GIVEN INSTRUCTION
Omit the images, then output each of the records below exactly.

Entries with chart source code
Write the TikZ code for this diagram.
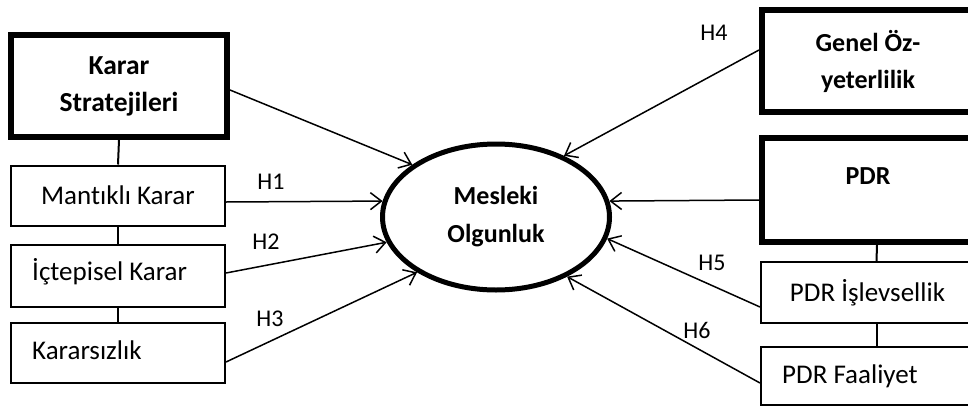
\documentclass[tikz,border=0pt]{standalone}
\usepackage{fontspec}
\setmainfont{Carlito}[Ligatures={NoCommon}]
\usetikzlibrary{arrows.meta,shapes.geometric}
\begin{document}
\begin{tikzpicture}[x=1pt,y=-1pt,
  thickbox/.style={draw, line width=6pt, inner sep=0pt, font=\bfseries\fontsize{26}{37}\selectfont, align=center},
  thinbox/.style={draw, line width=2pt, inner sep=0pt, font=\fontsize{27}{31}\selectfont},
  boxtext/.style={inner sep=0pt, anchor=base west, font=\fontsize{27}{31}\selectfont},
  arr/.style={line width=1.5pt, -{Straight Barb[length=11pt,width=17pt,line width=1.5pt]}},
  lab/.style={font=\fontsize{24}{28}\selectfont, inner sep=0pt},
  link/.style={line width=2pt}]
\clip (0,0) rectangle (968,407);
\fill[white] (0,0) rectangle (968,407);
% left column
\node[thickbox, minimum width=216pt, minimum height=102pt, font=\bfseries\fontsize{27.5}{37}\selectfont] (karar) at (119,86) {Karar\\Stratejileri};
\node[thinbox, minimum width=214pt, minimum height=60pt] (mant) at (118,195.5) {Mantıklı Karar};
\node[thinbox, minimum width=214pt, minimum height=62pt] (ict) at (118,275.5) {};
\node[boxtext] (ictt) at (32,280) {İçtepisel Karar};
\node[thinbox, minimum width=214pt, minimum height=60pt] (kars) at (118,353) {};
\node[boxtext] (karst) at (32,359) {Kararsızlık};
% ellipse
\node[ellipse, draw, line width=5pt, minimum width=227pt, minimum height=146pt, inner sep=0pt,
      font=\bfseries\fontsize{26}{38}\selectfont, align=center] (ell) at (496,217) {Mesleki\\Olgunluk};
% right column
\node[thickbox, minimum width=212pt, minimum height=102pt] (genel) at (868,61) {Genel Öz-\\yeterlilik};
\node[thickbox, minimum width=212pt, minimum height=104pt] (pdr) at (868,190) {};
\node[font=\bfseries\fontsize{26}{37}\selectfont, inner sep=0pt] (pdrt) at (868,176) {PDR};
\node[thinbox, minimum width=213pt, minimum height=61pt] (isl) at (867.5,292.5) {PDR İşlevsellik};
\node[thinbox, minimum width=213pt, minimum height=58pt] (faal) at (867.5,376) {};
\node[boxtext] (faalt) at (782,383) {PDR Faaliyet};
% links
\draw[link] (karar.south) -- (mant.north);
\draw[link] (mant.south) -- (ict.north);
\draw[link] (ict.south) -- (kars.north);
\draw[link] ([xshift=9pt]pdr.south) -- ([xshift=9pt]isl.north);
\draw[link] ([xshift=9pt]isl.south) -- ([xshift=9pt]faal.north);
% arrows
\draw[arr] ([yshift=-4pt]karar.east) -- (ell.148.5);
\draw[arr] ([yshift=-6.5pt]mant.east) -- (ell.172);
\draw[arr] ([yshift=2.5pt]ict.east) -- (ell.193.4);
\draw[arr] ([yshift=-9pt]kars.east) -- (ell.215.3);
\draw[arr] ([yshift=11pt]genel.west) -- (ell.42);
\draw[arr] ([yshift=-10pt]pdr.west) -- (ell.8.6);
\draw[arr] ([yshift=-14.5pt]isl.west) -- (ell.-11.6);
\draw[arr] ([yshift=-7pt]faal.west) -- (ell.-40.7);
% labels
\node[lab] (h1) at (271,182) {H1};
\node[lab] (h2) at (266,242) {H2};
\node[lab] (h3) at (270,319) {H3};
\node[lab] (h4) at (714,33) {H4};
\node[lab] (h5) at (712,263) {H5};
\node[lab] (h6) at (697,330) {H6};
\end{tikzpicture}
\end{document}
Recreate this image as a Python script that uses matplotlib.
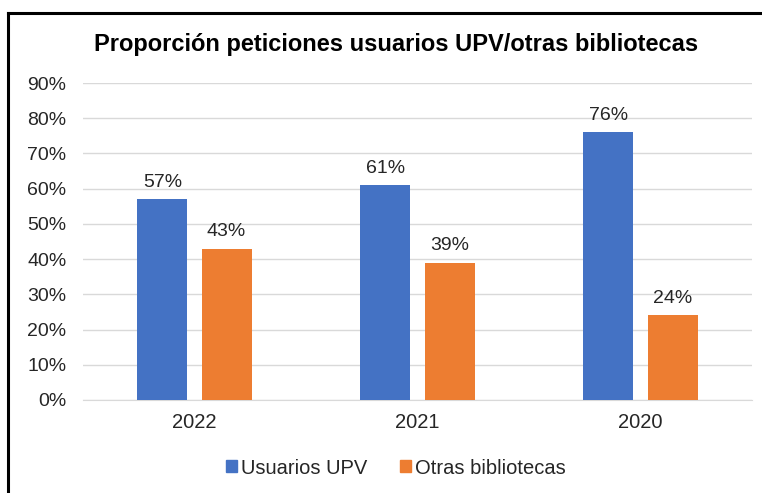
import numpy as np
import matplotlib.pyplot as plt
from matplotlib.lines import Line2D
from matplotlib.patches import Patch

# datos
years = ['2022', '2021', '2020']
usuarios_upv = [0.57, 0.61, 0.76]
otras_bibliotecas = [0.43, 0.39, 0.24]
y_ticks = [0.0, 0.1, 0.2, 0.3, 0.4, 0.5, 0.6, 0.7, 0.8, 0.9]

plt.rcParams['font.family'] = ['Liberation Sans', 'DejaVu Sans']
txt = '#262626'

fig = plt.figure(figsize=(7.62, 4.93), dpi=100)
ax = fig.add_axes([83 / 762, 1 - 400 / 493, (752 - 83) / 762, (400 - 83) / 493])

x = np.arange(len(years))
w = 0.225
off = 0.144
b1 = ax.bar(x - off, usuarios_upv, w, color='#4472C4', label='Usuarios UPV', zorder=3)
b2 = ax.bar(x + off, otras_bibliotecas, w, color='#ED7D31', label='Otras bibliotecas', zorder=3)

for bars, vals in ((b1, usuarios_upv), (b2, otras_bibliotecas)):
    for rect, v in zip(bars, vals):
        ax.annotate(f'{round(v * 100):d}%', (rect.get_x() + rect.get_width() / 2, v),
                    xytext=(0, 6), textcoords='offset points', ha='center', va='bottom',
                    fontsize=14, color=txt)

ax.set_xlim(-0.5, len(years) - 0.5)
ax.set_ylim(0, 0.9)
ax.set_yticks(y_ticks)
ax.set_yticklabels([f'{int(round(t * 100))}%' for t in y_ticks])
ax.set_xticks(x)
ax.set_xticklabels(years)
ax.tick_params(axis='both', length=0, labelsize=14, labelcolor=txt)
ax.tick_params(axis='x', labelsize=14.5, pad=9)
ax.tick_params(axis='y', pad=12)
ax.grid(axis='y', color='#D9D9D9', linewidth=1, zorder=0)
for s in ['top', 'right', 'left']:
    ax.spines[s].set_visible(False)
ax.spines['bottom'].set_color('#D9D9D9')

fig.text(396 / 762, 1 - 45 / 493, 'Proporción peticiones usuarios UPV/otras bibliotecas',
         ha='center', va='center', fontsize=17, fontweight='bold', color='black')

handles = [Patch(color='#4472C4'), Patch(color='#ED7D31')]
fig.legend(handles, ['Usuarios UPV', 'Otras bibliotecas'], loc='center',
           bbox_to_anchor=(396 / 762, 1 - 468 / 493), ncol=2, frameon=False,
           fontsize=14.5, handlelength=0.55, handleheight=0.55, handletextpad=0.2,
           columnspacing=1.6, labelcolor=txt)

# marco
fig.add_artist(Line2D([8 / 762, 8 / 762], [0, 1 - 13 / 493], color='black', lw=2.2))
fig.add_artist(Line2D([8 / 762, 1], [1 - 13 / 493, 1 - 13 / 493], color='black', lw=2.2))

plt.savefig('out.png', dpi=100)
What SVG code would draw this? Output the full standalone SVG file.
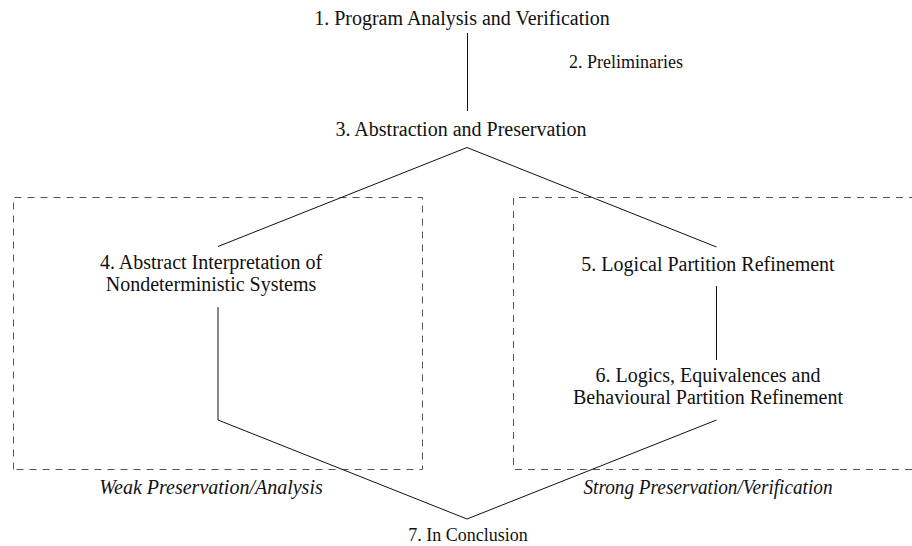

FULL OUTPUT
Write the TikZ code for this diagram.
\documentclass[tikz,border=0pt]{standalone}
\usepackage{fontspec}
\setmainfont{Carlito}[Ligatures={NoCommon}]
\usetikzlibrary{arrows.meta,shapes.geometric}
\begin{document}
\begin{tikzpicture}[x=1pt,y=-1pt,
  thickbox/.style={draw, line width=6pt, inner sep=0pt, font=\bfseries\fontsize{26}{37}\selectfont, align=center},
  thinbox/.style={draw, line width=2pt, inner sep=0pt, font=\fontsize{27}{31}\selectfont},
  boxtext/.style={inner sep=0pt, anchor=base west, font=\fontsize{27}{31}\selectfont},
  arr/.style={line width=1.5pt, -{Straight Barb[length=11pt,width=17pt,line width=1.5pt]}},
  lab/.style={font=\fontsize{24}{28}\selectfont, inner sep=0pt},
  link/.style={line width=2pt}]
\clip (0,0) rectangle (968,407);
\fill[white] (0,0) rectangle (968,407);
% left column
\node[thickbox, minimum width=216pt, minimum height=102pt, font=\bfseries\fontsize{27.5}{37}\selectfont] (karar) at (119,86) {Karar\\Stratejileri};
\node[thinbox, minimum width=214pt, minimum height=60pt] (mant) at (118,195.5) {Mantıklı Karar};
\node[thinbox, minimum width=214pt, minimum height=62pt] (ict) at (118,275.5) {};
\node[boxtext] (ictt) at (32,280) {İçtepisel Karar};
\node[thinbox, minimum width=214pt, minimum height=60pt] (kars) at (118,353) {};
\node[boxtext] (karst) at (32,359) {Kararsızlık};
% ellipse
\node[ellipse, draw, line width=5pt, minimum width=227pt, minimum height=146pt, inner sep=0pt,
      font=\bfseries\fontsize{26}{38}\selectfont, align=center] (ell) at (496,217) {Mesleki\\Olgunluk};
% right column
\node[thickbox, minimum width=212pt, minimum height=102pt] (genel) at (868,61) {Genel Öz-\\yeterlilik};
\node[thickbox, minimum width=212pt, minimum height=104pt] (pdr) at (868,190) {};
\node[font=\bfseries\fontsize{26}{37}\selectfont, inner sep=0pt] (pdrt) at (868,176) {PDR};
\node[thinbox, minimum width=213pt, minimum height=61pt] (isl) at (867.5,292.5) {PDR İşlevsellik};
\node[thinbox, minimum width=213pt, minimum height=58pt] (faal) at (867.5,376) {};
\node[boxtext] (faalt) at (782,383) {PDR Faaliyet};
% links
\draw[link] (karar.south) -- (mant.north);
\draw[link] (mant.south) -- (ict.north);
\draw[link] (ict.south) -- (kars.north);
\draw[link] ([xshift=9pt]pdr.south) -- ([xshift=9pt]isl.north);
\draw[link] ([xshift=9pt]isl.south) -- ([xshift=9pt]faal.north);
% arrows
\draw[arr] ([yshift=-4pt]karar.east) -- (ell.148.5);
\draw[arr] ([yshift=-6.5pt]mant.east) -- (ell.172);
\draw[arr] ([yshift=2.5pt]ict.east) -- (ell.193.4);
\draw[arr] ([yshift=-9pt]kars.east) -- (ell.215.3);
\draw[arr] ([yshift=11pt]genel.west) -- (ell.42);
\draw[arr] ([yshift=-10pt]pdr.west) -- (ell.8.6);
\draw[arr] ([yshift=-14.5pt]isl.west) -- (ell.-11.6);
\draw[arr] ([yshift=-7pt]faal.west) -- (ell.-40.7);
% labels
\node[lab] (h1) at (271,182) {H1};
\node[lab] (h2) at (266,242) {H2};
\node[lab] (h3) at (270,319) {H3};
\node[lab] (h4) at (714,33) {H4};
\node[lab] (h5) at (712,263) {H5};
\node[lab] (h6) at (697,330) {H6};
\end{tikzpicture}
\end{document}
Recreate this image as a Python script that uses matplotlib.
import numpy as np
import matplotlib.pyplot as plt
from matplotlib.lines import Line2D
from matplotlib.patches import Patch

# datos
years = ['2022', '2021', '2020']
usuarios_upv = [0.57, 0.61, 0.76]
otras_bibliotecas = [0.43, 0.39, 0.24]
y_ticks = [0.0, 0.1, 0.2, 0.3, 0.4, 0.5, 0.6, 0.7, 0.8, 0.9]

plt.rcParams['font.family'] = ['Liberation Sans', 'DejaVu Sans']
txt = '#262626'

fig = plt.figure(figsize=(7.62, 4.93), dpi=100)
ax = fig.add_axes([83 / 762, 1 - 400 / 493, (752 - 83) / 762, (400 - 83) / 493])

x = np.arange(len(years))
w = 0.225
off = 0.144
b1 = ax.bar(x - off, usuarios_upv, w, color='#4472C4', label='Usuarios UPV', zorder=3)
b2 = ax.bar(x + off, otras_bibliotecas, w, color='#ED7D31', label='Otras bibliotecas', zorder=3)

for bars, vals in ((b1, usuarios_upv), (b2, otras_bibliotecas)):
    for rect, v in zip(bars, vals):
        ax.annotate(f'{round(v * 100):d}%', (rect.get_x() + rect.get_width() / 2, v),
                    xytext=(0, 6), textcoords='offset points', ha='center', va='bottom',
                    fontsize=14, color=txt)

ax.set_xlim(-0.5, len(years) - 0.5)
ax.set_ylim(0, 0.9)
ax.set_yticks(y_ticks)
ax.set_yticklabels([f'{int(round(t * 100))}%' for t in y_ticks])
ax.set_xticks(x)
ax.set_xticklabels(years)
ax.tick_params(axis='both', length=0, labelsize=14, labelcolor=txt)
ax.tick_params(axis='x', labelsize=14.5, pad=9)
ax.tick_params(axis='y', pad=12)
ax.grid(axis='y', color='#D9D9D9', linewidth=1, zorder=0)
for s in ['top', 'right', 'left']:
    ax.spines[s].set_visible(False)
ax.spines['bottom'].set_color('#D9D9D9')

fig.text(396 / 762, 1 - 45 / 493, 'Proporción peticiones usuarios UPV/otras bibliotecas',
         ha='center', va='center', fontsize=17, fontweight='bold', color='black')

handles = [Patch(color='#4472C4'), Patch(color='#ED7D31')]
fig.legend(handles, ['Usuarios UPV', 'Otras bibliotecas'], loc='center',
           bbox_to_anchor=(396 / 762, 1 - 468 / 493), ncol=2, frameon=False,
           fontsize=14.5, handlelength=0.55, handleheight=0.55, handletextpad=0.2,
           columnspacing=1.6, labelcolor=txt)

# marco
fig.add_artist(Line2D([8 / 762, 8 / 762], [0, 1 - 13 / 493], color='black', lw=2.2))
fig.add_artist(Line2D([8 / 762, 1], [1 - 13 / 493, 1 - 13 / 493], color='black', lw=2.2))

plt.savefig('out.png', dpi=100)
What SVG code would draw this? Output the full standalone SVG file.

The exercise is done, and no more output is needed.